Could Certified Acapulco Gold Make Mexico Proud?
He argues the legalization of marijuana in Colorado and Washington state is likely the beginning of a trend in the United States. Mexico should respond by legalizing the drug as soon as possible. Besides constituting as a first step toward ending drug violence, he writes, there’s potential to reap economic benefit from the drug’s historical and cultural place in the country.
Kind of like French wine.
Though cannabis is native to Asia, the name “marijuana” or “marihuana” comes from Mexican-Spanish. Lomnitz suggests Mexico could claim the right to call its crop the official “marijuana,” while pot grown in, for example, Colorado, would have to settle for a label like “weed."
Further, Lomnitz sees advertising potential in capitalizing on the cultural icons associated with pot smoking, like the Beat poets and the Festival de Avándaro (considered Mexico’s Woodstock).
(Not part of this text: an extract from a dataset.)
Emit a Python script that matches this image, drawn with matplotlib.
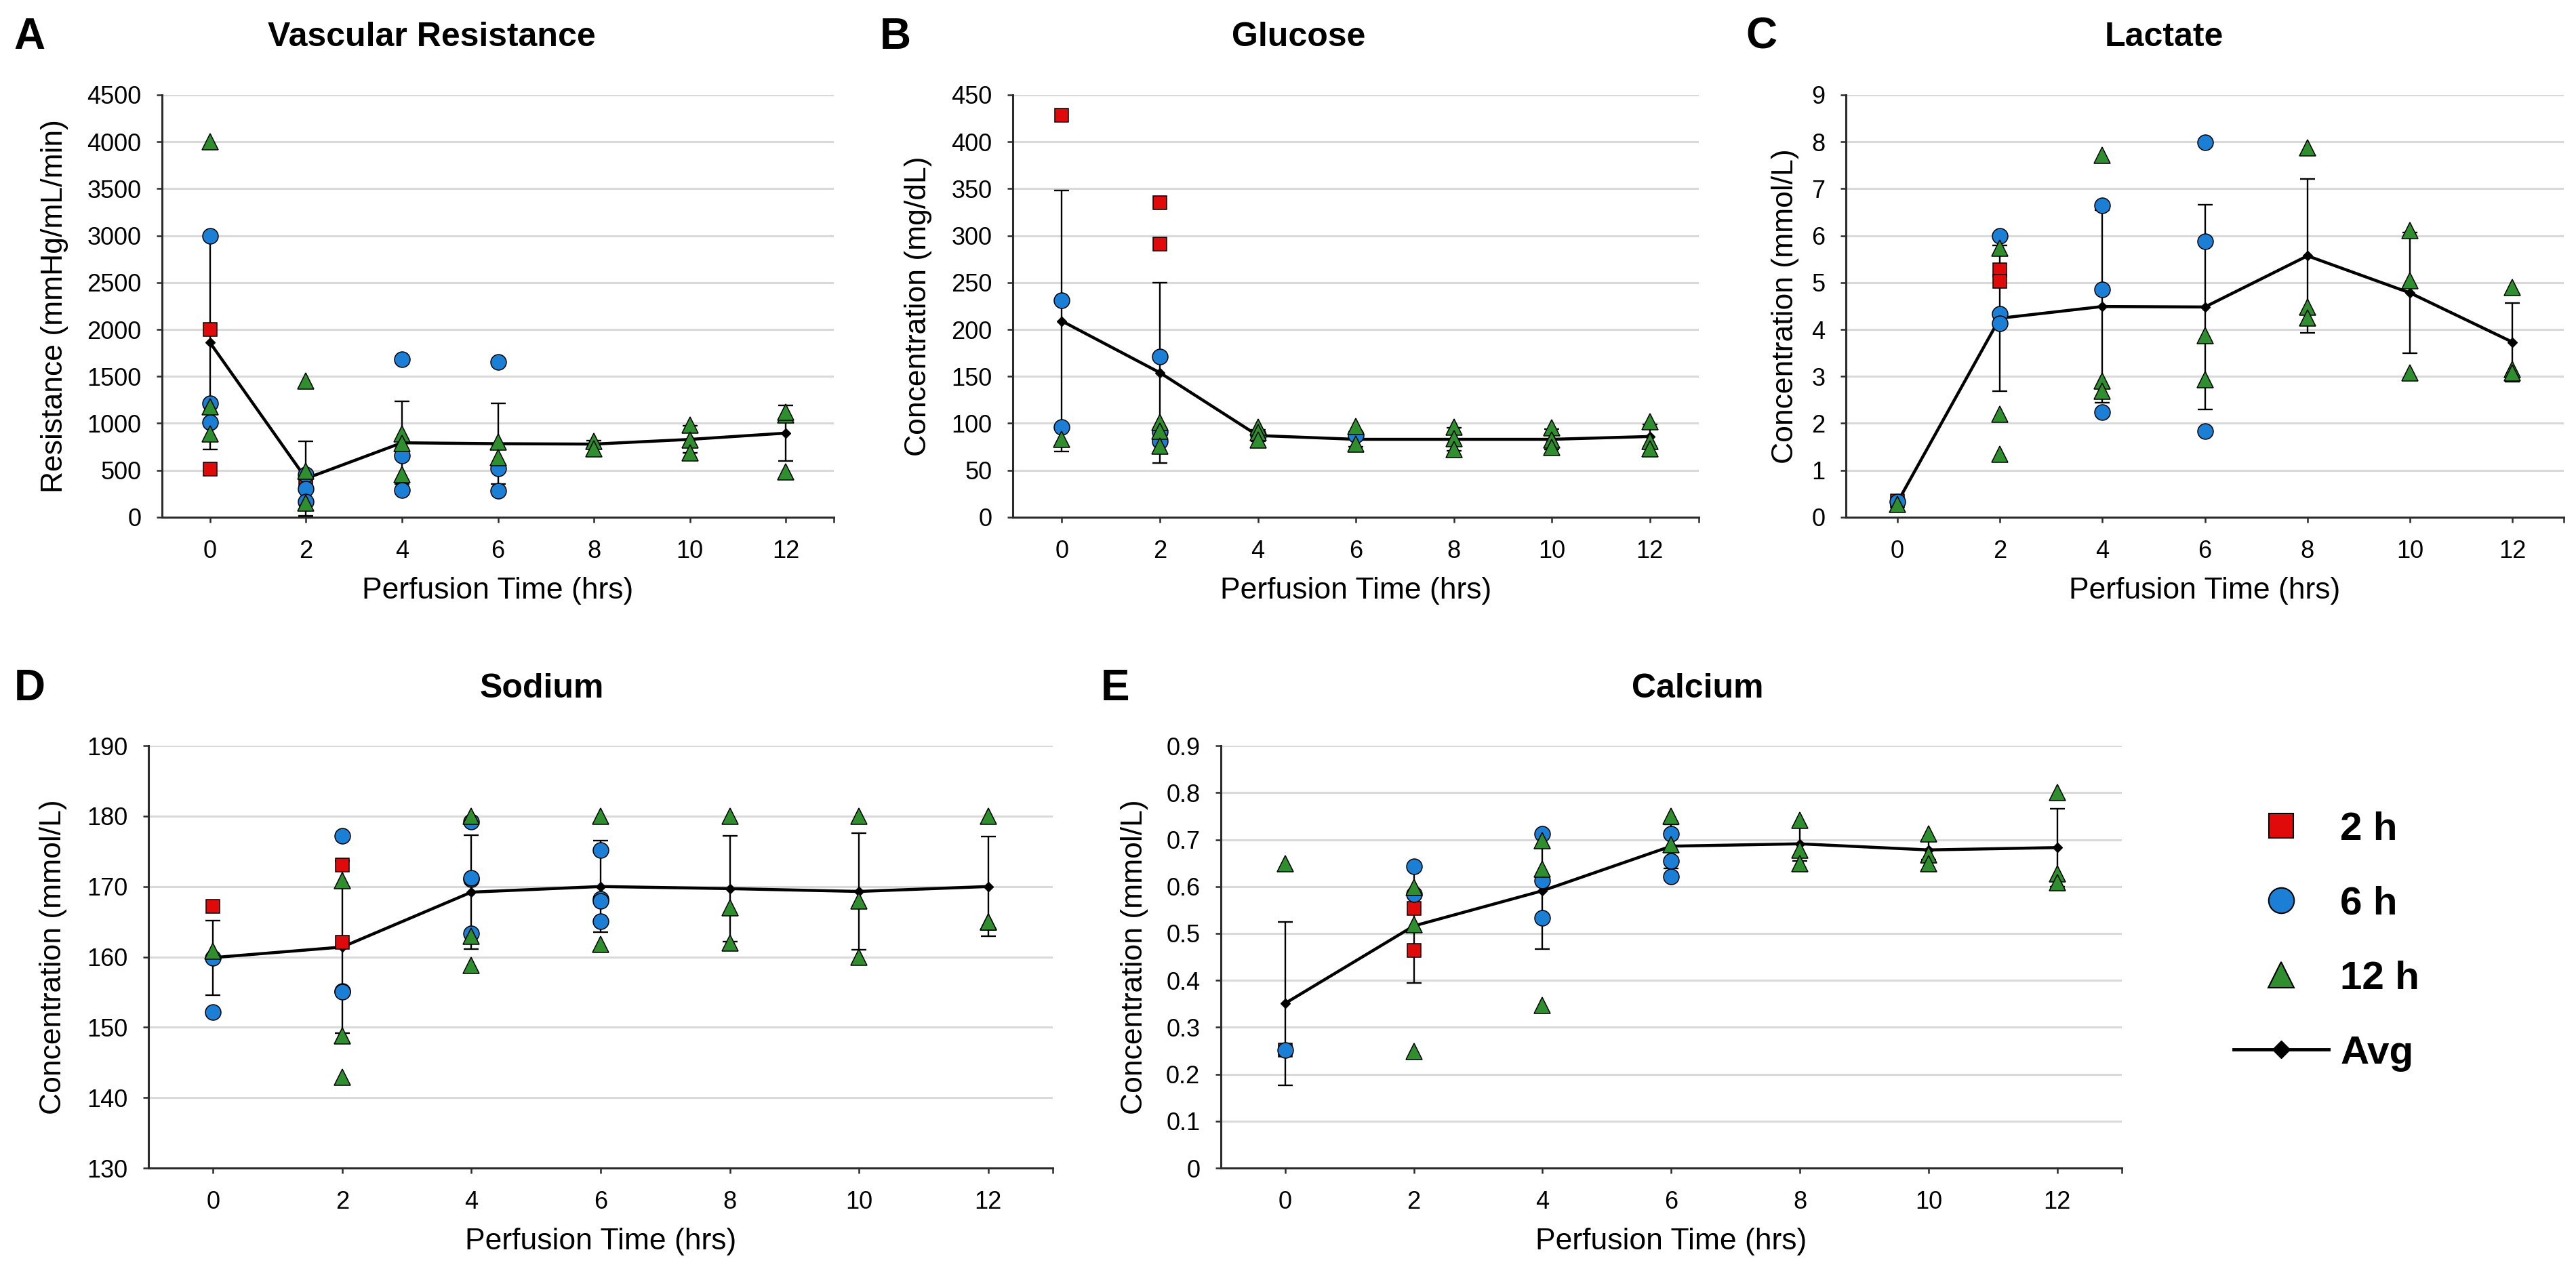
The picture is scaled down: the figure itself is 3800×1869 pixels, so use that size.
import matplotlib
matplotlib.use('Agg')
import matplotlib.pyplot as plt
from matplotlib.lines import Line2D

plt.rcParams['font.family'] = ['Liberation Sans', 'DejaVu Sans']

hours = [0, 2, 4, 6, 8, 10, 12]

# A - vascular resistance
res_2h_x = [0, 0, 2]
res_2h_y = [2000, 510, 380]
res_6h_x = [0, 0, 0, 2, 2, 2, 4, 4, 4, 6, 6, 6]
res_6h_y = [3000, 1210, 1010, 457, 305, 168, 1680, 655, 290, 1655, 521, 283]
res_12h_x = [0, 0, 0, 2, 2, 2, 4, 4, 4, 6, 6, 8, 8, 10, 10, 10, 12, 12, 12]
res_12h_y = [4000, 1175, 890, 1450, 490, 150, 890, 787, 457, 804, 638, 812, 729, 979, 825, 687, 1090, 1120, 480]
res_avg = [1860, 412, 793, 783, 779, 829, 896]
res_sd = [1135, 395, 442, 429, 40, 146, 295]

# B - glucose
glu_2h_x = [0, 2, 2]
glu_2h_y = [428, 335, 291]
glu_6h_x = [0, 0, 2, 2, 2, 4, 6]
glu_6h_y = [231, 96, 171, 91, 81, 87, 87]
glu_12h_x = [0, 2, 2, 2, 4, 4, 4, 6, 6, 8, 8, 8, 10, 10, 10, 12, 12, 12]
glu_12h_y = [83, 101, 92, 76, 96, 90, 82, 97, 78, 96, 84, 72, 95, 82, 74, 102, 81, 73]
glu_avg = [209, 154, 87, 83, 83, 83, 86]
glu_sd = [139, 96, 6, 8, 12, 11, 13]

# C - lactate
lac_2h_x = [0, 2, 2]
lac_2h_y = [0.35, 5.27, 5.03]
lac_6h_x = [0, 2, 2, 2, 4, 4, 4, 6, 6, 6]
lac_6h_y = [0.33, 5.99, 4.33, 4.13, 6.65, 4.85, 2.24, 7.99, 5.88, 1.83]
lac_12h_x = [0, 2, 2, 2, 4, 4, 4, 6, 6, 8, 8, 8, 10, 10, 10, 12, 12, 12]
lac_12h_y = [0.27, 5.73, 2.20, 1.34, 7.71, 2.90, 2.68, 3.87, 2.93, 7.88, 4.48, 4.25, 6.11, 5.04, 3.08, 4.90, 3.15, 3.07]
lac_avg = [0.31, 4.24, 4.49, 4.48, 5.57, 4.78, 3.73]
lac_sd = [0.04, 1.55, 2.05, 2.18, 1.64, 1.28, 0.84]

# D - sodium
na_2h_x = [0, 2, 2]
na_2h_y = [167.2, 173.1, 162.1]
na_6h_x = [0, 0, 2, 2, 2, 4, 4, 4, 4, 6, 6, 6, 6]
na_6h_y = [159.9, 152.2, 177.2, 155.1, 155.0, 179.2, 171.0, 171.2, 163.3, 175.2, 168.2, 168.0, 165.1]
na_12h_x = [0, 2, 2, 2, 4, 4, 4, 6, 6, 8, 8, 8, 10, 10, 10, 12, 12, 12]
na_12h_y = [160.8, 170.8, 148.8, 142.9, 180.0, 162.9, 158.8, 180.0, 161.8, 180.0, 167.0, 162.0, 180.0, 168.0, 160.0, 180.0, 165.0, 165.0]
na_avg = [159.9, 161.4, 169.2, 170.0, 169.7, 169.3, 170.0]
na_sd = [5.3, 12.2, 8.1, 6.5, 7.5, 8.3, 7.1]

# E - calcium
ca_2h_x = [0, 2, 2]
ca_2h_y = [0.252, 0.553, 0.464]
ca_6h_x = [0, 2, 2, 4, 4, 4, 6, 6, 6]
ca_6h_y = [0.252, 0.643, 0.584, 0.713, 0.612, 0.533, 0.712, 0.655, 0.622]
ca_12h_x = [0, 2, 2, 2, 4, 4, 4, 6, 6, 8, 8, 8, 10, 10, 10, 12, 12, 12]
ca_12h_y = [0.649, 0.598, 0.519, 0.249, 0.698, 0.637, 0.347, 0.750, 0.689, 0.741, 0.678, 0.649, 0.712, 0.667, 0.649, 0.800, 0.627, 0.609]
ca_avg = [0.351, 0.516, 0.591, 0.686, 0.691, 0.678, 0.683]
ca_sd = [0.174, 0.121, 0.124, 0.047, 0.037, 0.02, 0.083]

RED = '#E10A0A'
BLUE = '#1C7FD6'
GREEN = '#2F8F2F'
GRID = '#D9D9D9'
AXC = '#2B2B2B'

fig = plt.figure(figsize=(38, 18.69), dpi=100)


def panel(rect, g2, g6, g12, avg, sd, ylim, ystep, ylabel, ylab_x, title, tx, ty, letter, lx):
    ax = fig.add_axes(rect)
    ax.errorbar(hours, avg, yerr=sd, color='black', lw=3.2, marker='D', ms=7,
                ecolor='black', elinewidth=1.7, capsize=8, capthick=1.7, zorder=3)
    ax.plot(g2[0], g2[1], ls='none', marker='s', ms=15, mfc=RED, mec='black', mew=1.1, zorder=4)
    ax.plot(g6[0], g6[1], ls='none', marker='o', ms=16.5, mfc=BLUE, mec='black', mew=1.1, zorder=4)
    ax.plot(g12[0], g12[1], ls='none', marker='^', ms=17, mfc=GREEN, mec='black', mew=1.1, zorder=4)
    ax.set_xlim(-1, 13)
    ax.set_ylim(*ylim)
    yt = [ylim[0] + i * ystep for i in range(int(round((ylim[1] - ylim[0]) / ystep)) + 1)]
    ax.set_yticks(yt)
    ax.set_yticklabels([f'{round(v, 3):g}' for v in yt])
    ax.set_xticks(hours)
    ax.set_xticks([13], minor=True)
    ax.tick_params(axis='x', which='both', length=6, width=1.8, color=AXC, pad=18, labelsize=26)
    ax.tick_params(axis='y', length=6, width=1.8, color=AXC, pad=16, labelsize=26)
    ax.grid(axis='y', color=GRID, lw=2.2, zorder=0)
    ax.set_axisbelow(True)
    for s in ['top', 'right']:
        ax.spines[s].set_visible(False)
    for s in ['left', 'bottom']:
        ax.spines[s].set_color(AXC)
        ax.spines[s].set_linewidth(2.2)
    ax.set_xlabel('Perfusion Time (hrs)', fontsize=32, va='center')
    ax.xaxis.set_label_coords(0.5, -0.174)
    ax.set_ylabel(ylabel, fontsize=32, va='center')
    ax.yaxis.set_label_coords(ylab_x, 0.5)
    fig.text(tx, ty, title, fontsize=36, fontweight='bold', ha='center', va='center')
    fig.text(lx, ty, letter, fontsize=46, fontweight='bold', ha='left', va='center')
    return ax


top_y = 0.9706
bot_y = 0.4564

panel([0.0629, 0.5918, 0.2608, 0.3333], (res_2h_x, res_2h_y), (res_6h_x, res_6h_y),
      (res_12h_x, res_12h_y), res_avg, res_sd, (0, 4500), 500,
      'Resistance (mmHg/mL/min)', -0.160, 'Vascular Resistance', 0.1676, top_y, 'A', 0.0053)
panel([0.3932, 0.5918, 0.2663, 0.3333], (glu_2h_x, glu_2h_y), (glu_6h_x, glu_6h_y),
      (glu_12h_x, glu_12h_y), glu_avg, glu_sd, (0, 450), 50,
      'Concentration (mg/dL)', -0.138, 'Glucose', 0.504, top_y, 'B', 0.3416)
panel([0.7166, 0.5918, 0.2787, 0.3333], (lac_2h_x, lac_2h_y), (lac_6h_x, lac_6h_y),
      (lac_12h_x, lac_12h_y), lac_avg, lac_sd, (0, 9), 1,
      'Concentration (mmol/L)', -0.085, 'Lactate', 0.840, top_y, 'C', 0.6776)
panel([0.0576, 0.0781, 0.3511, 0.3333], (na_2h_x, na_2h_y), (na_6h_x, na_6h_y),
      (na_12h_x, na_12h_y), na_avg, na_sd, (130, 190), 10,
      'Concentration (mmol/L)', -0.105, 'Sodium', 0.2103, bot_y, 'D', 0.0055)
panel([0.4739, 0.0781, 0.3497, 0.3333], (ca_2h_x, ca_2h_y), (ca_6h_x, ca_6h_y),
      (ca_12h_x, ca_12h_y), ca_avg, ca_sd, (0, 0.9), 0.1,
      'Concentration (mmol/L)', -0.0956, 'Calcium', 0.659, bot_y, 'E', 0.4274)

handles = [
    Line2D([], [], ls='none', marker='s', ms=26, mfc=RED, mec='black', mew=1.5),
    Line2D([], [], ls='none', marker='o', ms=27, mfc=BLUE, mec='black', mew=1.5),
    Line2D([], [], ls='none', marker='^', ms=28, mfc=GREEN, mec='black', mew=1.5),
    Line2D([], [], color='black', lw=3.5, marker='D', ms=13),
]
fig.legend(handles, ['2 h', '6 h', '12 h', 'Avg'], loc='center left',
           bbox_to_anchor=(0.867, 0.257), frameon=False, borderpad=0, borderaxespad=0,
           handlelength=2.4, handletextpad=0.3, labelspacing=0.96,
           prop={'size': 42, 'weight': 'bold'})

fig.savefig('out.png', dpi=100)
He concludes (translated from the Spanish):
It’s important to recognize that we’re genuinely faced with an opportunity —a situation that will allow us to reduce and rethink the problem of drug trafficking, foment artisan [production] and hi-tech agriculture, and enter the North American market with a product that has had such an important and negated tradition in the search for peace and love, and whose meaning has been perverted to the degree that today it only represents blood and prison. We’re so used to the bad news that sometimes we don’t know how to take advantage of the good news. This is good news. We can’t let it pass without decidedly joining a movement that has real possibilities for transformation.
Outgoing Mexican president Felipe Calderón and other Latin American leaders have called for a re-evaluation of international drug policy following the pro-marijuana votes in Colorado and Washington state.
Mexican president-elect Enrique Peña Nieto has said the same thing, though it's not clear whether the topic came up during his recent meeting with President Obama.